━━ RAW DATA
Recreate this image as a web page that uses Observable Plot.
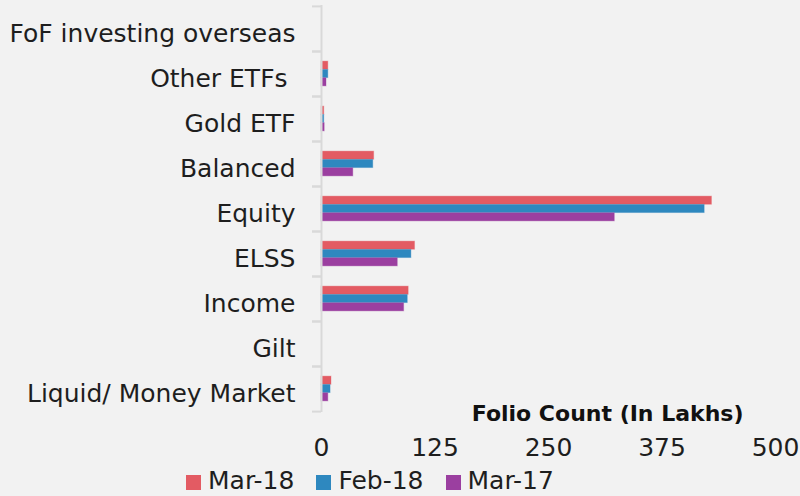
<!DOCTYPE html>
<html>
<head>
<meta charset="utf-8">
<script src="https://cdn.jsdelivr.net/npm/d3@7"></script>
<script src="https://cdn.jsdelivr.net/npm/@observablehq/plot@0.6"></script>
<style>
  html, body { margin: 0; padding: 0; background: #F2F2F2; }
  body { width: 800px; height: 496px; overflow: hidden; font-family: "DejaVu Sans", sans-serif; }
  #chart svg { display: block; background: #F2F2F2; }
  .legend { position: relative; height: 34px; display: flex; align-items: center; padding-left: 186px; padding-top: 4px; box-sizing: border-box; font-size: 25px; color: #1e1e1e; line-height: 30px; }
  .legend .item { display: flex; align-items: center; margin-right: 22px; }
  .legend .sw { width: 15px; height: 15px; margin-right: 7px; margin-top: 2px; }
</style>
</head>
<body>
<div id="chart"></div>
<div class="legend" id="legend"></div>
<script>
const categories = ["FoF investing overseas", "Other ETFs ", "Gold ETF", "Balanced", "Equity", "ELSS", "Income", "Gilt", "Liquid/ Money Market"];
const seriesNames = ["Mar-18", "Feb-18", "Mar-17"];
const mar18 = [0, 7.5, 3, 58, 430, 103, 96, 0, 11];
const feb18 = [0, 7.5, 3, 57, 422, 99, 95, 0, 10];
const mar17 = [0, 5.5, 3.5, 35, 323, 84, 91, 0, 7.5];
const colors = ["#E35B63", "#2E88BF", "#9B3FA0"];
const xTicks = [0, 125, 250, 375, 500];
const axisTitle = "Folio Count (In Lakhs)";

const seriesValues = [mar18, feb18, mar17];
const data = [];
seriesNames.forEach((s, si) => {
  categories.forEach((c, ci) => data.push({category: c, series: s, value: seriesValues[si][ci]}));
});

const W = 800, H = 462, mT = 5, mB = 50, mL = 321, mR = 25;
const step = (H - mT - mB) / categories.length;
const barH = step * 0.184;
const inset = (step - barH) / 2;

const marks = [];
seriesNames.forEach((s, si) => {
  marks.push(Plot.barX(data.filter(d => d.series === s), {
    y: "category", x: "value", fill: colors[si],
    stroke: colors[si], strokeOpacity: 0.35, strokeWidth: 1,
    insetTop: inset, insetBottom: inset, dy: (si - 1) * barH
  }));
});

const chart = Plot.plot({
  width: W, height: H,
  marginTop: mT, marginBottom: mB, marginLeft: mL, marginRight: mR,
  style: {background: "#F2F2F2", fontFamily: "DejaVu Sans, sans-serif", color: "#1e1e1e"},
  x: {domain: [0, 500]},
  y: {domain: categories, padding: 0},
  marks: [
    ...marks,
    Plot.ruleX([0], {stroke: "#D9D9D9", strokeWidth: 2}),
    Plot.axisY({tickSize: 9, tickFormat: () => "", dy: -step / 2, stroke: "#D9D9D9", strokeWidth: 2, label: null}),
    Plot.axisY({tickSize: 9, tickFormat: () => "", dy: step / 2, stroke: "#D9D9D9", strokeWidth: 2, label: null}),
    Plot.axisY({tickSize: 0, tickPadding: 26, fontSize: 25, dy: 5, label: null, fill: "#1e1e1e"}),
    Plot.axisX({ticks: xTicks, tickSize: 0, tickPadding: 26, fontSize: 25, label: null, fill: "#1e1e1e"}),
    Plot.text([axisTitle], {frameAnchor: "bottom-right", textAnchor: "end", lineAnchor: "middle", dx: -32, dy: 1, fontSize: 22, fontWeight: "bold", fill: "#111"})
  ]
});
document.getElementById("chart").appendChild(chart);

const legend = document.getElementById("legend");
seriesNames.forEach((s, i) => {
  const item = document.createElement("div");
  item.className = "item";
  const sw = document.createElement("span");
  sw.className = "sw";
  sw.style.background = colors[i];
  const t = document.createElement("span");
  t.textContent = s;
  item.appendChild(sw); item.appendChild(t);
  legend.appendChild(item);
});
</script>
</body>
</html>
━━━━
### THE EXERCISE
Copy each line above precisely, dropping the pictures.

### SOLVED EXERCISE
Recreate this image as a web page that uses Observable Plot.
<!DOCTYPE html>
<html>
<head>
<meta charset="utf-8">
<script src="https://cdn.jsdelivr.net/npm/d3@7"></script>
<script src="https://cdn.jsdelivr.net/npm/@observablehq/plot@0.6"></script>
<style>
  html, body { margin: 0; padding: 0; background: #F2F2F2; }
  body { width: 800px; height: 496px; overflow: hidden; font-family: "DejaVu Sans", sans-serif; }
  #chart svg { display: block; background: #F2F2F2; }
  .legend { position: relative; height: 34px; display: flex; align-items: center; padding-left: 186px; padding-top: 4px; box-sizing: border-box; font-size: 25px; color: #1e1e1e; line-height: 30px; }
  .legend .item { display: flex; align-items: center; margin-right: 22px; }
  .legend .sw { width: 15px; height: 15px; margin-right: 7px; margin-top: 2px; }
</style>
</head>
<body>
<div id="chart"></div>
<div class="legend" id="legend"></div>
<script>
const categories = ["FoF investing overseas", "Other ETFs ", "Gold ETF", "Balanced", "Equity", "ELSS", "Income", "Gilt", "Liquid/ Money Market"];
const seriesNames = ["Mar-18", "Feb-18", "Mar-17"];
const mar18 = [0, 7.5, 3, 58, 430, 103, 96, 0, 11];
const feb18 = [0, 7.5, 3, 57, 422, 99, 95, 0, 10];
const mar17 = [0, 5.5, 3.5, 35, 323, 84, 91, 0, 7.5];
const colors = ["#E35B63", "#2E88BF", "#9B3FA0"];
const xTicks = [0, 125, 250, 375, 500];
const axisTitle = "Folio Count (In Lakhs)";

const seriesValues = [mar18, feb18, mar17];
const data = [];
seriesNames.forEach((s, si) => {
  categories.forEach((c, ci) => data.push({category: c, series: s, value: seriesValues[si][ci]}));
});

const W = 800, H = 462, mT = 5, mB = 50, mL = 321, mR = 25;
const step = (H - mT - mB) / categories.length;
const barH = step * 0.184;
const inset = (step - barH) / 2;

const marks = [];
seriesNames.forEach((s, si) => {
  marks.push(Plot.barX(data.filter(d => d.series === s), {
    y: "category", x: "value", fill: colors[si],
    stroke: colors[si], strokeOpacity: 0.35, strokeWidth: 1,
    insetTop: inset, insetBottom: inset, dy: (si - 1) * barH
  }));
});

const chart = Plot.plot({
  width: W, height: H,
  marginTop: mT, marginBottom: mB, marginLeft: mL, marginRight: mR,
  style: {background: "#F2F2F2", fontFamily: "DejaVu Sans, sans-serif", color: "#1e1e1e"},
  x: {domain: [0, 500]},
  y: {domain: categories, padding: 0},
  marks: [
    ...marks,
    Plot.ruleX([0], {stroke: "#D9D9D9", strokeWidth: 2}),
    Plot.axisY({tickSize: 9, tickFormat: () => "", dy: -step / 2, stroke: "#D9D9D9", strokeWidth: 2, label: null}),
    Plot.axisY({tickSize: 9, tickFormat: () => "", dy: step / 2, stroke: "#D9D9D9", strokeWidth: 2, label: null}),
    Plot.axisY({tickSize: 0, tickPadding: 26, fontSize: 25, dy: 5, label: null, fill: "#1e1e1e"}),
    Plot.axisX({ticks: xTicks, tickSize: 0, tickPadding: 26, fontSize: 25, label: null, fill: "#1e1e1e"}),
    Plot.text([axisTitle], {frameAnchor: "bottom-right", textAnchor: "end", lineAnchor: "middle", dx: -32, dy: 1, fontSize: 22, fontWeight: "bold", fill: "#111"})
  ]
});
document.getElementById("chart").appendChild(chart);

const legend = document.getElementById("legend");
seriesNames.forEach((s, i) => {
  const item = document.createElement("div");
  item.className = "item";
  const sw = document.createElement("span");
  sw.className = "sw";
  sw.style.background = colors[i];
  const t = document.createElement("span");
  t.textContent = s;
  item.appendChild(sw); item.appendChild(t);
  legend.appendChild(item);
});
</script>
</body>
</html>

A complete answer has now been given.